Specifically, I’ve been asking myself whether the practices that every healthcare marketer lives by—those ubiquitous brand campaigns, web content pages, microsites and social posts—are really the best way to influence today’s hugely well-informed and autonomous healthcare consumer.
Or, simply put, do the marketing practices that dominate our industry still even work?
If it seems like an odd question, consider this: Healthcare provider marketing is overwhelmingly directed at prospective patients, a group that can be difficult and in some cases impossible to reach effectively. Imagine a Boston hospital with a new monitoring technology it hopes to market. The target audience might consist exclusively of people with cardiomyopathy who live in New England, a group numbering just a few thousand at best. And in reality, that already tiny prospect pool is probably further limited to newly diagnosed patients, since they’re the only ones still in the throes of decision-making. The pool is now hopelessly small. It’s simply unrealistic to expect that any ad—digital or not—could possibly reach them effectively, let alone economically.
A few years ago I read about a fascinating study in which orthopedic practices were found to allocate 68 percent of their resources to advertising and sponsorships. Yet these marketing efforts were named by fewer than one percent of patients as influencing their decisions about where to seek care.
Which raises the obvious question: If we shouldn’t be marketing to prospects, then to whom?
Turns out, those same orthopedic practices reported spending just 18 percent of their resources on current patients, primary care, sports medicine, and workers’ compensation—areas that influenced 91 percent of new patients. That bears repeating: Nearly all new patients were motivated by activities directed solely toward current patients.
Hmm.
My thoughts always seem to turn on that very question: What if the next evolution in healthcare provider marketing is a wholesale shift away from targeting that tiny prospect pool, instead committing ourselves to forging bonds of trust with our existing patients? To building lifelong relationships by being there not just when they’re sick, but always?
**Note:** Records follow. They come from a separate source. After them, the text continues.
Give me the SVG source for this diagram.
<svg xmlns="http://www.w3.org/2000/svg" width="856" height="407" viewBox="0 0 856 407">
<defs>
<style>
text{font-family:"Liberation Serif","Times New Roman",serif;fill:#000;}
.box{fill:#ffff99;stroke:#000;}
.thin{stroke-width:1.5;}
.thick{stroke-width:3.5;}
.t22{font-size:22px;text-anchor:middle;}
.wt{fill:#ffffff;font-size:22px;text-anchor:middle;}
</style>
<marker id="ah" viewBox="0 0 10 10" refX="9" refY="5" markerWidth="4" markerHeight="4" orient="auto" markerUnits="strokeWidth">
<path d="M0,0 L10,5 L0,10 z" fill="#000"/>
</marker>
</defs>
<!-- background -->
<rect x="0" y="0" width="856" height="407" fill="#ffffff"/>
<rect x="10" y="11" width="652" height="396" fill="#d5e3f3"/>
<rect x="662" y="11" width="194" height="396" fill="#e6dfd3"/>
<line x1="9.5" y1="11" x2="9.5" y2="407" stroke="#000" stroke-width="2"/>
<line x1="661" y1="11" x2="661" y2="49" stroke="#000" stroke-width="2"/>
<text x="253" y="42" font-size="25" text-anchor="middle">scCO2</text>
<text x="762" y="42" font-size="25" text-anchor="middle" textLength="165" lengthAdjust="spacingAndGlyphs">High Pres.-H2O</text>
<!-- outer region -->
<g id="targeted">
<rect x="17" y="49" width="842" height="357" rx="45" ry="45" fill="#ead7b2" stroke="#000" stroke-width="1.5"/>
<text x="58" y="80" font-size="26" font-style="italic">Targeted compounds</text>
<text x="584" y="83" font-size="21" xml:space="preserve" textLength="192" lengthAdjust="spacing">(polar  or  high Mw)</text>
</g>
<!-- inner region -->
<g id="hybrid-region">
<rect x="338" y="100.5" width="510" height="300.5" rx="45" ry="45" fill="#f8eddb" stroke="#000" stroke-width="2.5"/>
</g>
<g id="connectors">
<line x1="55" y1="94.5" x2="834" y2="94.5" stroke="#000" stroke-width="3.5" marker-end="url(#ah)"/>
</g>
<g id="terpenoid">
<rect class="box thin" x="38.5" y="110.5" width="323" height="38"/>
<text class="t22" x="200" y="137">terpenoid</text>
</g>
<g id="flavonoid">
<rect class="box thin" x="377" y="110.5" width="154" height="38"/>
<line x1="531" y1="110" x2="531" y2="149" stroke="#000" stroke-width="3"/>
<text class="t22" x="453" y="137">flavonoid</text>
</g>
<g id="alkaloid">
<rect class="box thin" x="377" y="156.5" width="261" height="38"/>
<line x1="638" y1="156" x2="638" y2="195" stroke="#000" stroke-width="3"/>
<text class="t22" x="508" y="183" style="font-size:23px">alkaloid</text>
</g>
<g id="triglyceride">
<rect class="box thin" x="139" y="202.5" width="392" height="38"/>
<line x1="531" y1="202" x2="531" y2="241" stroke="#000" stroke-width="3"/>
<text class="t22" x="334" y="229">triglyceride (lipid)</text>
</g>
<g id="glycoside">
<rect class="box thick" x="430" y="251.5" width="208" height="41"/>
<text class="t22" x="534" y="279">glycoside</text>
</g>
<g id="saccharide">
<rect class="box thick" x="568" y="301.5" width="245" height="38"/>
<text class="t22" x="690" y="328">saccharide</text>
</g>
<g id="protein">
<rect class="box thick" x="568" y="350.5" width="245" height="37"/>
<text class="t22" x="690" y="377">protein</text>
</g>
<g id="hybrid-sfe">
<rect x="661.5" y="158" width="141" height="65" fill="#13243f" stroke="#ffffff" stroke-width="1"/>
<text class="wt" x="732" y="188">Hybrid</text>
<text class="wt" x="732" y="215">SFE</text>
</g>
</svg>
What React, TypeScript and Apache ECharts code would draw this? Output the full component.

It’s a marketer’s dream.
Studies show that when you have trusting relationships with your patients, they’re more likely to seek care, comply with treatment recommendations, and return for follow-ups. Most important, these loyalists are the most likely to recommend your practice to others. Which, as the study demonstrated, is the best marketing tool you could possibly hope for.
Focusing on the patient-provider relationship represents an almost complete reversal of current practice. The healthcare industry would do well to draw some inspiration from its mainstream B2C counterparts, where experience-oriented marketing has become the norm.
Experiential solutions such as companion apps, patient portal add-ons, physician dashboards, and hospital brand experience apps are prime examples of what I think of as an addictive health approach to marketing that connects marketing to hospital operations.
The goal? Nothing less than transforming how hospitals view the role of marketing in their organization.
Moving beyond traditional marketing thinking and into this new transformative landscape where the foremost goal is to create an addictive customer experience, is for me, the inevitable future of our industry. It’s also an unsurpassed way to cultivate loyal and lifelong patients who—in the manner of true believers everywhere—are only too happy to spread the word.